··· DATA PROVIDED

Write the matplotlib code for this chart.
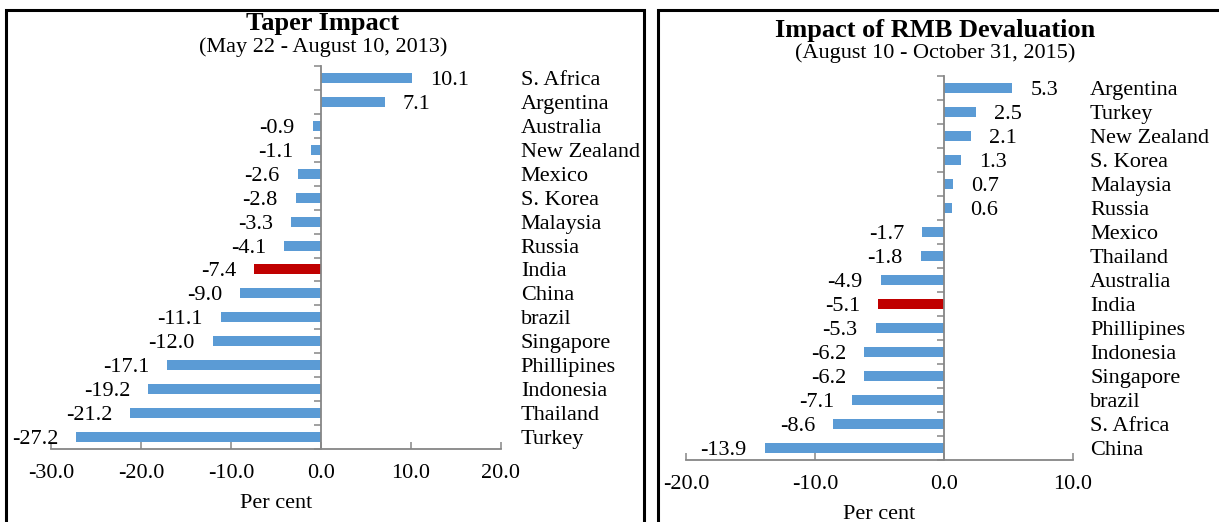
import matplotlib
matplotlib.use("Agg")
import matplotlib.pyplot as plt
import matplotlib.transforms as mtransforms
from matplotlib.patches import Rectangle
import numpy as np

plt.rcParams['font.family'] = ['Liberation Serif', 'DejaVu Serif']

# taper episode, 2013
taper_countries = ['S. Africa', 'Argentina', 'Australia', 'New Zealand', 'Mexico',
                   'S. Korea', 'Malaysia', 'Russia', 'India', 'China', 'brazil',
                   'Singapore', 'Phillipines', 'Indonesia', 'Thailand', 'Turkey']
taper_values = [10.1, 7.1, -0.9, -1.1, -2.6, -2.8, -3.3, -4.1, -7.4, -9.0,
                -11.1, -12.0, -17.1, -19.2, -21.2, -27.2]

# RMB devaluation, 2015
rmb_countries = ['Argentina', 'Turkey', 'New Zealand', 'S. Korea', 'Malaysia',
                 'Russia', 'Mexico', 'Thailand', 'Australia', 'India',
                 'Phillipines', 'Indonesia', 'Singapore', 'brazil', 'S. Africa',
                 'China']
rmb_values = [5.3, 2.5, 2.1, 1.3, 0.7, 0.6, -1.7, -1.8, -4.9, -5.1, -5.3,
              -6.2, -6.2, -7.1, -8.6, -13.9]

BLUE = '#5B9BD5'
RED = '#C00000'
GREY = '#868686'
FS = 16


def draw_panel(ax, countries, values, xlim, xticks, highlight='India'):
    n = len(countries)
    y = np.arange(n)
    colors = [RED if c == highlight else BLUE for c in countries]
    ax.barh(y, values, height=0.42, color=colors)
    ax.set_ylim(n - 0.5, -0.5)
    ax.set_xlim(*xlim)
    ax.set_xticks(xticks)
    ax.set_xticklabels(['%.1f' % t for t in xticks], fontsize=FS)

    for s in ['top', 'right']:
        ax.spines[s].set_visible(False)
    ax.spines['left'].set_position(('data', 0))
    for s in ['left', 'bottom']:
        ax.spines[s].set_color(GREY)
        ax.spines[s].set_linewidth(1.3)

    ax.set_yticks(np.arange(n + 1) - 0.5)
    ax.set_yticklabels([])
    ax.tick_params(axis='y', direction='out', length=5, color=GREY, width=1.1)
    ax.tick_params(axis='x', direction='in', length=5, color=GREY, width=1.1,
                   pad=11)

    for yi, v in zip(y, values):
        off = 13 if v >= 0 else -13
        ax.annotate('%.1f' % v, (v, yi), xytext=(off, 0),
                    textcoords='offset points', fontsize=FS,
                    ha='left' if v >= 0 else 'right', va='center_baseline')

    trans = mtransforms.blended_transform_factory(ax.transAxes, ax.transData)
    for yi, c in zip(y, countries):
        ax.text(1.044, yi, c, transform=trans, fontsize=FS, ha='left',
                va='center_baseline')

    ax.set_xlabel('Per cent', fontsize=FS, labelpad=8)


fig = plt.figure(figsize=(12.19, 5.22), dpi=100)

ax1 = fig.add_axes([51 / 1219, 73 / 522, 450 / 1219, 383 / 522])
draw_panel(ax1, taper_countries, taper_values, (-30, 20),
           [-30, -20, -10, 0, 10, 20])

ax2 = fig.add_axes([686 / 1219, 62 / 522, 387 / 1219, 384 / 522])
draw_panel(ax2, rmb_countries, rmb_values, (-20, 10), [-20, -10, 0, 10])

# titles
fig.text(323 / 1219, 1 - 30 / 522, 'Taper Impact', fontsize=19,
         fontweight='bold', ha='center', va='baseline')
fig.text(323 / 1219, 1 - 52 / 522, '(May 22 - August 10, 2013)', fontsize=FS,
         ha='center', va='baseline')
fig.text(935 / 1219, 1 - 37 / 522, 'Impact of RMB Devaluation', fontsize=19,
         fontweight='bold', ha='center', va='baseline')
fig.text(935 / 1219, 1 - 58 / 522, '(August 10 - October 31, 2015)',
         fontsize=FS, ha='center', va='baseline')

# panel frames
fig.add_artist(Rectangle((6 / 1219, -0.1), 638 / 1219, 1.1 - 10 / 522,
                         transform=fig.transFigure, fill=False,
                         edgecolor='black', linewidth=2.2))
fig.add_artist(Rectangle((658 / 1219, -0.1), 0.5, 1.1 - 10 / 522,
                         transform=fig.transFigure, fill=False,
                         edgecolor='black', linewidth=2.2))

fig.savefig('out.png', dpi=100)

······

- [INSTRUCTIONS TO FOLLOW]:
Copy out each line word for word, please, skipping the images.

- [OUTPUT BELOW]:
Write the matplotlib code for this chart.
import matplotlib
matplotlib.use("Agg")
import matplotlib.pyplot as plt
import matplotlib.transforms as mtransforms
from matplotlib.patches import Rectangle
import numpy as np

plt.rcParams['font.family'] = ['Liberation Serif', 'DejaVu Serif']

# taper episode, 2013
taper_countries = ['S. Africa', 'Argentina', 'Australia', 'New Zealand', 'Mexico',
                   'S. Korea', 'Malaysia', 'Russia', 'India', 'China', 'brazil',
                   'Singapore', 'Phillipines', 'Indonesia', 'Thailand', 'Turkey']
taper_values = [10.1, 7.1, -0.9, -1.1, -2.6, -2.8, -3.3, -4.1, -7.4, -9.0,
                -11.1, -12.0, -17.1, -19.2, -21.2, -27.2]

# RMB devaluation, 2015
rmb_countries = ['Argentina', 'Turkey', 'New Zealand', 'S. Korea', 'Malaysia',
                 'Russia', 'Mexico', 'Thailand', 'Australia', 'India',
                 'Phillipines', 'Indonesia', 'Singapore', 'brazil', 'S. Africa',
                 'China']
rmb_values = [5.3, 2.5, 2.1, 1.3, 0.7, 0.6, -1.7, -1.8, -4.9, -5.1, -5.3,
              -6.2, -6.2, -7.1, -8.6, -13.9]

BLUE = '#5B9BD5'
RED = '#C00000'
GREY = '#868686'
FS = 16


def draw_panel(ax, countries, values, xlim, xticks, highlight='India'):
    n = len(countries)
    y = np.arange(n)
    colors = [RED if c == highlight else BLUE for c in countries]
    ax.barh(y, values, height=0.42, color=colors)
    ax.set_ylim(n - 0.5, -0.5)
    ax.set_xlim(*xlim)
    ax.set_xticks(xticks)
    ax.set_xticklabels(['%.1f' % t for t in xticks], fontsize=FS)

    for s in ['top', 'right']:
        ax.spines[s].set_visible(False)
    ax.spines['left'].set_position(('data', 0))
    for s in ['left', 'bottom']:
        ax.spines[s].set_color(GREY)
        ax.spines[s].set_linewidth(1.3)

    ax.set_yticks(np.arange(n + 1) - 0.5)
    ax.set_yticklabels([])
    ax.tick_params(axis='y', direction='out', length=5, color=GREY, width=1.1)
    ax.tick_params(axis='x', direction='in', length=5, color=GREY, width=1.1,
                   pad=11)

    for yi, v in zip(y, values):
        off = 13 if v >= 0 else -13
        ax.annotate('%.1f' % v, (v, yi), xytext=(off, 0),
                    textcoords='offset points', fontsize=FS,
                    ha='left' if v >= 0 else 'right', va='center_baseline')

    trans = mtransforms.blended_transform_factory(ax.transAxes, ax.transData)
    for yi, c in zip(y, countries):
        ax.text(1.044, yi, c, transform=trans, fontsize=FS, ha='left',
                va='center_baseline')

    ax.set_xlabel('Per cent', fontsize=FS, labelpad=8)


fig = plt.figure(figsize=(12.19, 5.22), dpi=100)

ax1 = fig.add_axes([51 / 1219, 73 / 522, 450 / 1219, 383 / 522])
draw_panel(ax1, taper_countries, taper_values, (-30, 20),
           [-30, -20, -10, 0, 10, 20])

ax2 = fig.add_axes([686 / 1219, 62 / 522, 387 / 1219, 384 / 522])
draw_panel(ax2, rmb_countries, rmb_values, (-20, 10), [-20, -10, 0, 10])

# titles
fig.text(323 / 1219, 1 - 30 / 522, 'Taper Impact', fontsize=19,
         fontweight='bold', ha='center', va='baseline')
fig.text(323 / 1219, 1 - 52 / 522, '(May 22 - August 10, 2013)', fontsize=FS,
         ha='center', va='baseline')
fig.text(935 / 1219, 1 - 37 / 522, 'Impact of RMB Devaluation', fontsize=19,
         fontweight='bold', ha='center', va='baseline')
fig.text(935 / 1219, 1 - 58 / 522, '(August 10 - October 31, 2015)',
         fontsize=FS, ha='center', va='baseline')

# panel frames
fig.add_artist(Rectangle((6 / 1219, -0.1), 638 / 1219, 1.1 - 10 / 522,
                         transform=fig.transFigure, fill=False,
                         edgecolor='black', linewidth=2.2))
fig.add_artist(Rectangle((658 / 1219, -0.1), 0.5, 1.1 - 10 / 522,
                         transform=fig.transFigure, fill=False,
                         edgecolor='black', linewidth=2.2))

fig.savefig('out.png', dpi=100)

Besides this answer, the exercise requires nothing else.